Performance under Extreme Noise:
- At 90% noise, existing baselines (e.g., AGCE, SNTD) suffer catastrophic failure, with mIoU dropping to near-zero (e.g., SNTD drops to 1.16% mIoU).
- DPR-Occ maintains robustness, achieving 8.23% mIoU and 35.03% geometric IoU at 90% noise.
- Compared to baselines, DPR-Occ shows significant gains: up to 2.57% mIoU and 13.91% IoU improvements.
Dynamic Trailing Noise:
- Under severe trailing noise, baselines struggle to distinguish between true objects and "ghost" voxels, leading to performance degradation.
- DPR-Occ remains stable, maintaining the highest mIoU across Mild, Moderate, and Severe settings, effectively disentangling semantic features from structural noise.
Ablation Studies:
- Dual-Source Fusion: Combining EMA predictions and Prototype affinity yields the best results (11.47% mIoU), proving the sources are complementary.
- Dynamic-K: Linear scheduling of $K$ outperforms fixed or random strategies, balancing coverage and purity.
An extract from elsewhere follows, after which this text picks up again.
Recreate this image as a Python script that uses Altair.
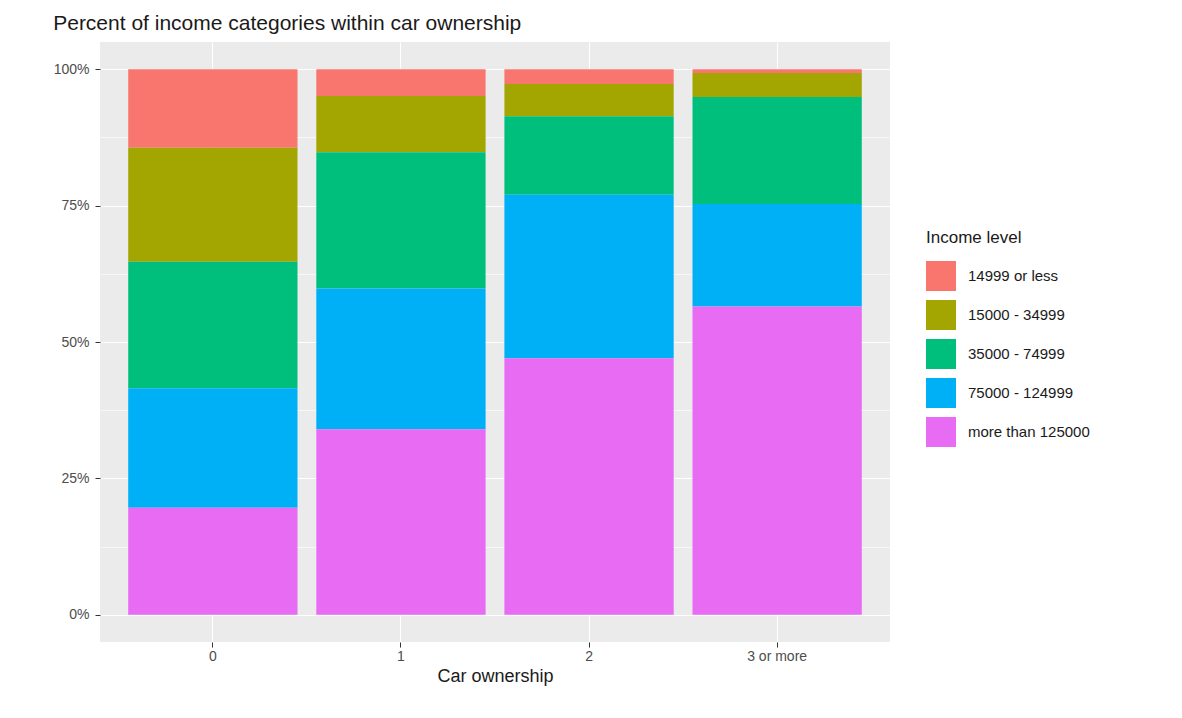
import pandas as pd
import altair as alt

cars = ['0', '1', '2', '3 or more']
levels = ['14999 or less', '15000 - 34999', '35000 - 74999', '75000 - 124999', 'more than 125000']
colors = ['#F8766D', '#A3A500', '#00BF7D', '#00B0F6', '#E76BF3']

# share of each income level per car group
pct = {
    '0':         [14.4, 20.9, 23.2, 21.9, 19.6],
    '1':         [4.9, 10.3, 25.0, 25.8, 34.0],
    '2':         [2.7, 5.9, 14.4, 30.0, 47.0],
    '3 or more': [0.7, 4.4, 19.6, 18.8, 56.5],
}

rows = []
for car in cars:
    for i, lvl in enumerate(levels):
        rows.append({'car': car, 'level': lvl, 'order': i, 'share': pct[car][i] / 100})
df = pd.DataFrame(rows)

chart = alt.Chart(df).mark_bar().encode(
    x=alt.X('car:N', title='Car ownership', sort=cars,
            scale=alt.Scale(paddingInner=0.1, paddingOuter=0.15),
            axis=alt.Axis(labelAngle=0, grid=True)),
    y=alt.Y('sum(share):Q', title=None, stack='normalize',
            scale=alt.Scale(domain=[-0.05, 1.05], nice=False, zero=False),
            axis=alt.Axis(values=[i * 0.125 for i in range(9)], format='%', labelPadding=6,
                          labelExpr="datum.value * 4 % 1 == 0 ? datum.label : ''",
                          tickOpacity={'condition': {'test': 'datum.value * 4 % 1 != 0', 'value': 0}, 'value': 1},
                          gridWidth={'condition': {'test': 'datum.value * 4 % 1 != 0', 'value': 0.6}, 'value': 1.2})),
    color=alt.Color('level:N', title='Income level', sort=levels,
                    scale=alt.Scale(domain=levels, range=colors),
                    legend=alt.Legend(orient='none', legendX=826, legendY=188,
                                      symbolType='square', symbolSize=900, symbolStrokeWidth=0,
                                      labelFontSize=15, titleFontSize=17, labelColor='#1a1a1a',
                                      titleColor='#1a1a1a', titleFontWeight='normal',
                                      labelOffset=12, rowPadding=9, titlePadding=14)),
    order=alt.Order('order:Q', sort='descending'),
).properties(
    width=790, height=600,
    padding={'left': 45, 'top': 5, 'right': 5, 'bottom': 5},
    title=alt.TitleParams('Percent of income categories within car ownership', anchor='start',
                          fontSize=21, fontWeight='normal', color='#1a1a1a', offset=8),
).configure_view(
    fill='#EBEBEB', strokeWidth=0
).configure_axis(
    gridColor='white', domain=False, tickColor='#333333', tickSize=5,
    labelColor='#4d4d4d', labelFontSize=14, titleFontSize=18, titleFontWeight='normal',
    titleColor='#1a1a1a', labelFont='Liberation Sans', titleFont='Liberation Sans'
).configure_legend(
    labelFont='Liberation Sans', titleFont='Liberation Sans'
).configure_title(font='Liberation Sans')

chart.save('out.html', embed_options={'renderer': 'svg', 'actions': False})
- Component Analysis: The combination of PLL, NL, and SNTD is crucial; removing any component leads to performance drops.

5. Significance

Safety-Critical Perception: The work demonstrates that autonomous systems cannot rely on standard supervision in dynamic environments. DPR-Occ provides a reliable foundation for safety-critical tasks by preserving geometric integrity even when annotations are severely corrupted.
Paradigm Shift: The paper highlights that robust 3D perception differs fundamentally from 2D image learning. It relies more on hypothesis-space control (restricting the search space via partial labels and structural constraints) than on simple loss reweighting or stronger penalization.
Future Impact: By bridging label noise learning and 3D perception, this work paves the way for deploying robust autonomous systems in real-world scenarios where perfect ground truth is unattainable. The benchmark and code are made publicly available to foster further research.